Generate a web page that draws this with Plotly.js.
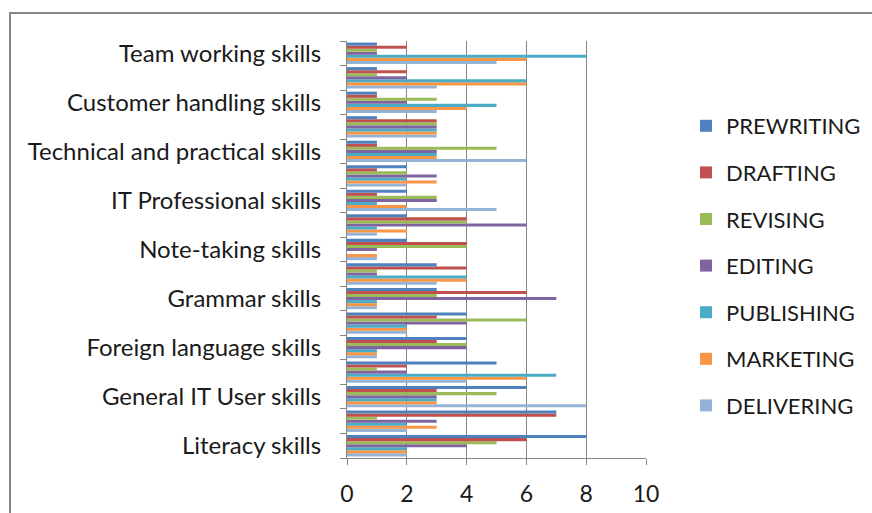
<!DOCTYPE html>
<html>
<head>
<meta charset="utf-8">
<script src="https://cdn.plot.ly/plotly-3.0.1.min.js"></script>
<style>
  html, body { margin: 0; padding: 0; background: #ffffff; }
  #chart { width: 872px; height: 513px; }
</style>
</head>
<body>
<div id="chart"></div>
<script>
// Categories from bottom to top; Excel only labelled every second category.
const categories = [
  "Literacy skills", "",
  "General IT User skills", "",
  "Foreign language skills", "",
  "Grammar skills", "",
  "Note-taking skills", "",
  "IT Professional skills", "",
  "Technical and practical skills", "",
  "Customer handling skills", "",
  "Team working skills"
];

const seriesNames = ["PREWRITING", "DRAFTING", "REVISING", "EDITING", "PUBLISHING", "MARKETING", "DELIVERING"];
const seriesColors = ["#4F81BD", "#C0504D", "#9BBB59", "#8064A2", "#4BACC6", "#F79646", "#95B3D7"];

// Values per series, bottom category first
const prewriting = [8, 7, 6, 5, 4, 4, 3, 3, 2, 2, 2, 2, 1, 1, 1, 1, 1];
const drafting   = [6, 7, 3, 2, 3, 3, 6, 4, 4, 4, 1, 1, 1, 3, 1, 2, 2];
const revising   = [5, 1, 5, 1, 4, 6, 3, 1, 4, 4, 3, 2, 5, 3, 3, 1, 1];
const editing    = [4, 3, 3, 2, 4, 4, 7, 1, 1, 6, 3, 3, 3, 3, 2, 2, 1];
const publishing = [2, 2, 3, 7, 1, 2, 1, 4, 0, 1, 1, 2, 3, 3, 5, 6, 8];
const marketing  = [2, 3, 3, 6, 1, 2, 1, 4, 1, 2, 2, 3, 3, 3, 4, 6, 6];
const delivering = [2, 2, 8, 4, 1, 2, 1, 3, 1, 1, 5, 2, 6, 3, 3, 3, 5];

const xTicks = [0, 2, 4, 6, 8, 10];

const seriesValues = [prewriting, drafting, revising, editing, publishing, marketing, delivering];
const positions = categories.map((c, i) => i);
const labelledPositions = positions.filter(i => categories[i] !== "");
const labelledText = labelledPositions.map(i => categories[i]);

const FONT = "Lato, 'Open Sans', sans-serif";
const TEXT = "#1a1a1a";
const GRID = "#868686";

// Added in reverse so the first series sits at the top of each cluster
const traces = [];
for (let s = seriesNames.length - 1; s >= 0; s--) {
  traces.push({
    type: "bar",
    orientation: "h",
    name: seriesNames[s],
    legendgroup: seriesNames[s],
    legendrank: s + 1,
    x: seriesValues[s],
    y: positions,
    marker: { color: seriesColors[s], line: { width: 0 } },
    hoverinfo: "x+name"
  });
}

const W = 872, H = 513;
const mL = 347, mR = 226, mT = 41, mB = 55;
const pw = W - mL - mR, ph = H - mT - mB;
const px = v => (v - mL) / pw;
const py = v => (H - mB - v) / ph;

const layout = {
  width: W, height: H,
  margin: { l: mL, r: mR, t: mT, b: mB, pad: 0, autoexpand: false },
  paper_bgcolor: "#ffffff",
  plot_bgcolor: "#ffffff",
  barmode: "group",
  bargap: 0.13,
  bargroupgap: 0,
  font: { family: FONT, color: TEXT, size: 24 },
  showlegend: true,
  legend: {
    x: px(686), y: py(105), xanchor: "left", yanchor: "top",
    traceorder: "grouped",
    tracegroupgap: 15,
    font: { family: FONT, size: 22, color: TEXT },
    bgcolor: "rgba(0,0,0,0)",
    itemclick: false, itemdoubleclick: false
  },
  xaxis: {
    range: [0, 10],
    tickvals: xTicks,
    ticktext: xTicks.map(String),
    showgrid: true, gridcolor: GRID, gridwidth: 1,
    zeroline: false,
    showline: true, linecolor: GRID, linewidth: 1,
    ticks: "outside", ticklen: 6, tickcolor: GRID,
    ticklabelstandoff: 9,
    tickfont: { family: FONT, size: 23, color: TEXT },
    automargin: false,
    fixedrange: true
  },
  yaxis: {
    range: [-0.5, categories.length - 0.5],
    tickmode: "array",
    tickvals: labelledPositions,
    ticktext: labelledText,
    ticks: "",
    showgrid: false,
    zeroline: false,
    showline: true, linecolor: GRID, linewidth: 1,
    ticklabelstandoff: 20,
    tickfont: { family: FONT, size: 24, color: TEXT },
    minor: { tick0: -0.5, dtick: 1, ticks: "outside", ticklen: 6, tickcolor: GRID, showgrid: false },
    automargin: false,
    fixedrange: true
  },
  shapes: [{
    type: "rect", xref: "paper", yref: "paper",
    x0: px(10), x1: px(890), y0: py(530), y1: py(13),
    line: { color: "#878787", width: 2 }, fillcolor: "rgba(0,0,0,0)", layer: "below"
  }]
};

Plotly.newPlot("chart", traces, layout, { displayModeBar: false, staticPlot: false });
</script>
</body>
</html>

▶ **Problem to solve**
Reproduce the material word for word, minus the images.

▶ **The reply**
Generate a web page that draws this with Plotly.js.
<!DOCTYPE html>
<html>
<head>
<meta charset="utf-8">
<script src="https://cdn.plot.ly/plotly-3.0.1.min.js"></script>
<style>
  html, body { margin: 0; padding: 0; background: #ffffff; }
  #chart { width: 872px; height: 513px; }
</style>
</head>
<body>
<div id="chart"></div>
<script>
// Categories from bottom to top; Excel only labelled every second category.
const categories = [
  "Literacy skills", "",
  "General IT User skills", "",
  "Foreign language skills", "",
  "Grammar skills", "",
  "Note-taking skills", "",
  "IT Professional skills", "",
  "Technical and practical skills", "",
  "Customer handling skills", "",
  "Team working skills"
];

const seriesNames = ["PREWRITING", "DRAFTING", "REVISING", "EDITING", "PUBLISHING", "MARKETING", "DELIVERING"];
const seriesColors = ["#4F81BD", "#C0504D", "#9BBB59", "#8064A2", "#4BACC6", "#F79646", "#95B3D7"];

// Values per series, bottom category first
const prewriting = [8, 7, 6, 5, 4, 4, 3, 3, 2, 2, 2, 2, 1, 1, 1, 1, 1];
const drafting   = [6, 7, 3, 2, 3, 3, 6, 4, 4, 4, 1, 1, 1, 3, 1, 2, 2];
const revising   = [5, 1, 5, 1, 4, 6, 3, 1, 4, 4, 3, 2, 5, 3, 3, 1, 1];
const editing    = [4, 3, 3, 2, 4, 4, 7, 1, 1, 6, 3, 3, 3, 3, 2, 2, 1];
const publishing = [2, 2, 3, 7, 1, 2, 1, 4, 0, 1, 1, 2, 3, 3, 5, 6, 8];
const marketing  = [2, 3, 3, 6, 1, 2, 1, 4, 1, 2, 2, 3, 3, 3, 4, 6, 6];
const delivering = [2, 2, 8, 4, 1, 2, 1, 3, 1, 1, 5, 2, 6, 3, 3, 3, 5];

const xTicks = [0, 2, 4, 6, 8, 10];

const seriesValues = [prewriting, drafting, revising, editing, publishing, marketing, delivering];
const positions = categories.map((c, i) => i);
const labelledPositions = positions.filter(i => categories[i] !== "");
const labelledText = labelledPositions.map(i => categories[i]);

const FONT = "Lato, 'Open Sans', sans-serif";
const TEXT = "#1a1a1a";
const GRID = "#868686";

// Added in reverse so the first series sits at the top of each cluster
const traces = [];
for (let s = seriesNames.length - 1; s >= 0; s--) {
  traces.push({
    type: "bar",
    orientation: "h",
    name: seriesNames[s],
    legendgroup: seriesNames[s],
    legendrank: s + 1,
    x: seriesValues[s],
    y: positions,
    marker: { color: seriesColors[s], line: { width: 0 } },
    hoverinfo: "x+name"
  });
}

const W = 872, H = 513;
const mL = 347, mR = 226, mT = 41, mB = 55;
const pw = W - mL - mR, ph = H - mT - mB;
const px = v => (v - mL) / pw;
const py = v => (H - mB - v) / ph;

const layout = {
  width: W, height: H,
  margin: { l: mL, r: mR, t: mT, b: mB, pad: 0, autoexpand: false },
  paper_bgcolor: "#ffffff",
  plot_bgcolor: "#ffffff",
  barmode: "group",
  bargap: 0.13,
  bargroupgap: 0,
  font: { family: FONT, color: TEXT, size: 24 },
  showlegend: true,
  legend: {
    x: px(686), y: py(105), xanchor: "left", yanchor: "top",
    traceorder: "grouped",
    tracegroupgap: 15,
    font: { family: FONT, size: 22, color: TEXT },
    bgcolor: "rgba(0,0,0,0)",
    itemclick: false, itemdoubleclick: false
  },
  xaxis: {
    range: [0, 10],
    tickvals: xTicks,
    ticktext: xTicks.map(String),
    showgrid: true, gridcolor: GRID, gridwidth: 1,
    zeroline: false,
    showline: true, linecolor: GRID, linewidth: 1,
    ticks: "outside", ticklen: 6, tickcolor: GRID,
    ticklabelstandoff: 9,
    tickfont: { family: FONT, size: 23, color: TEXT },
    automargin: false,
    fixedrange: true
  },
  yaxis: {
    range: [-0.5, categories.length - 0.5],
    tickmode: "array",
    tickvals: labelledPositions,
    ticktext: labelledText,
    ticks: "",
    showgrid: false,
    zeroline: false,
    showline: true, linecolor: GRID, linewidth: 1,
    ticklabelstandoff: 20,
    tickfont: { family: FONT, size: 24, color: TEXT },
    minor: { tick0: -0.5, dtick: 1, ticks: "outside", ticklen: 6, tickcolor: GRID, showgrid: false },
    automargin: false,
    fixedrange: true
  },
  shapes: [{
    type: "rect", xref: "paper", yref: "paper",
    x0: px(10), x1: px(890), y0: py(530), y1: py(13),
    line: { color: "#878787", width: 2 }, fillcolor: "rgba(0,0,0,0)", layer: "below"
  }]
};

Plotly.newPlot("chart", traces, layout, { displayModeBar: false, staticPlot: false });
</script>
</body>
</html>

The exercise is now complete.